- Origin: Salinas, California
- Genres: Christian punk, punk rock, Oi!
- Years active: 2011-present
- Label: Thumper Punk
- Members: Josh Galvan Lupe Gutierrez Chip Fratangelo
- Past members: Connor Bonstein Seth Boren
- Website: thelonelyrevolts.com

= The Lonely Revolts =

US musical group

The Lonely Revolts are an American Christian punk band, who primarily play punk rock and Oi!. They are from Salinas, California, and they were formed in 2011 by Josh Galvan and Lupe Gutierrez.

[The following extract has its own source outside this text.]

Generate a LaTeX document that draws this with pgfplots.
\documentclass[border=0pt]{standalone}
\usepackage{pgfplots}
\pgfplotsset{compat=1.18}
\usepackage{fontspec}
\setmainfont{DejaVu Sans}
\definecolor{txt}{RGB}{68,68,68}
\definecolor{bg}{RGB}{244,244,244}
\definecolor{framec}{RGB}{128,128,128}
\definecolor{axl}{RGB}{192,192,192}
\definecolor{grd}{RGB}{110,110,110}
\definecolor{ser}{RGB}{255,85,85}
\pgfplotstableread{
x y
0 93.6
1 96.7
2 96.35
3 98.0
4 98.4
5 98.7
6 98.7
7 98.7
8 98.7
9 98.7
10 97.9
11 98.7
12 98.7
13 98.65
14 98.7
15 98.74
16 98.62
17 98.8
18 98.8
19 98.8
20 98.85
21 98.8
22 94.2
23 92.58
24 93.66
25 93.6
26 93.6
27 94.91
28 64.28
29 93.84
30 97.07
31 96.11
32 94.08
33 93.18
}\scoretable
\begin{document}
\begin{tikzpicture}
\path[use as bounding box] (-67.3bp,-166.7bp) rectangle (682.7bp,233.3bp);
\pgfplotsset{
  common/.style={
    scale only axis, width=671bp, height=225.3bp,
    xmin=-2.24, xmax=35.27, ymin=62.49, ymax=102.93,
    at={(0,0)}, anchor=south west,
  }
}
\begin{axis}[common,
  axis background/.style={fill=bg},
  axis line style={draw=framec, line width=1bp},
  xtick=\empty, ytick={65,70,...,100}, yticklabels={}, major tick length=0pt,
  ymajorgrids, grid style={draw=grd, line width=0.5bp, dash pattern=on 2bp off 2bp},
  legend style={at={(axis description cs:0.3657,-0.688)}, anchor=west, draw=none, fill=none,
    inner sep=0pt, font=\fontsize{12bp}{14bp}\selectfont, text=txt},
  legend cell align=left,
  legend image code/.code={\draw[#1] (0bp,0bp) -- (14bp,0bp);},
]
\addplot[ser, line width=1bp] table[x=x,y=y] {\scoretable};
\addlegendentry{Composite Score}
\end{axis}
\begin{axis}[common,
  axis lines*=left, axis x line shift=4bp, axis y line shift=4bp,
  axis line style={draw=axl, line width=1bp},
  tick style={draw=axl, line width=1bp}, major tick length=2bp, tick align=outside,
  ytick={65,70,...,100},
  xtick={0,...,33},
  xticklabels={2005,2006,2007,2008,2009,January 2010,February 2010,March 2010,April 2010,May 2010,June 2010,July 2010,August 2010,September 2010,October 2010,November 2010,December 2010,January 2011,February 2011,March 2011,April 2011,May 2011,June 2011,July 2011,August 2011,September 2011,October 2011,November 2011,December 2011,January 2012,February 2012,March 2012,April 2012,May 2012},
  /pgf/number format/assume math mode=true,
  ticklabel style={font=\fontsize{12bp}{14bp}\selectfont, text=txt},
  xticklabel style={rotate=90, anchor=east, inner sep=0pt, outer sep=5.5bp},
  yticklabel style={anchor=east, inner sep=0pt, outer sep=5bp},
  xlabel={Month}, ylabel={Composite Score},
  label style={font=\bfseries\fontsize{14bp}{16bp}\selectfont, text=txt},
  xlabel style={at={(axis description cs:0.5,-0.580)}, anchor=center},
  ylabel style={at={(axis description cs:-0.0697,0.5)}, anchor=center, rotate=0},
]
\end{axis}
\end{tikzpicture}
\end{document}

The Lonely Revolts include Josh Galvan (Guitar & Vocals), Lupe Gutierrez (Bass & Vocals) and Chip Fratangelo (Drums).

Having contributed tracks to "Punk Never Dies Vol.1" (2011), "Punk For The Gospel Vol. 1" (2012), and the "Kicking It Old School" 7 inch (2012) compilations, The Lonely Revolts released their debut album "Remnant" on Thumper Punk Records on October 30, 2012.

==Discography==
- Studio albums
- Remnant - CD/Digital Download (October 30, 2012, Thumper Punk)
- Broken Bones Burning Hearts (January 30, 2015, Thumper Punk)
- Acoustic albums
- Remnant - (Lights Out) (January 16, 2013, Thumper Punk)
- Other album appearances
- Punk Never Dies Vol. 1 - V/A Digital Download (2011, Indie Vision)
- Punk For The Gospel Vol. 1 - V/A CD/Digital Download (2012, Thumper Punk)
- Kickin It Old School - V/A 7"/Digital Download (2012, Veritas Vinyl)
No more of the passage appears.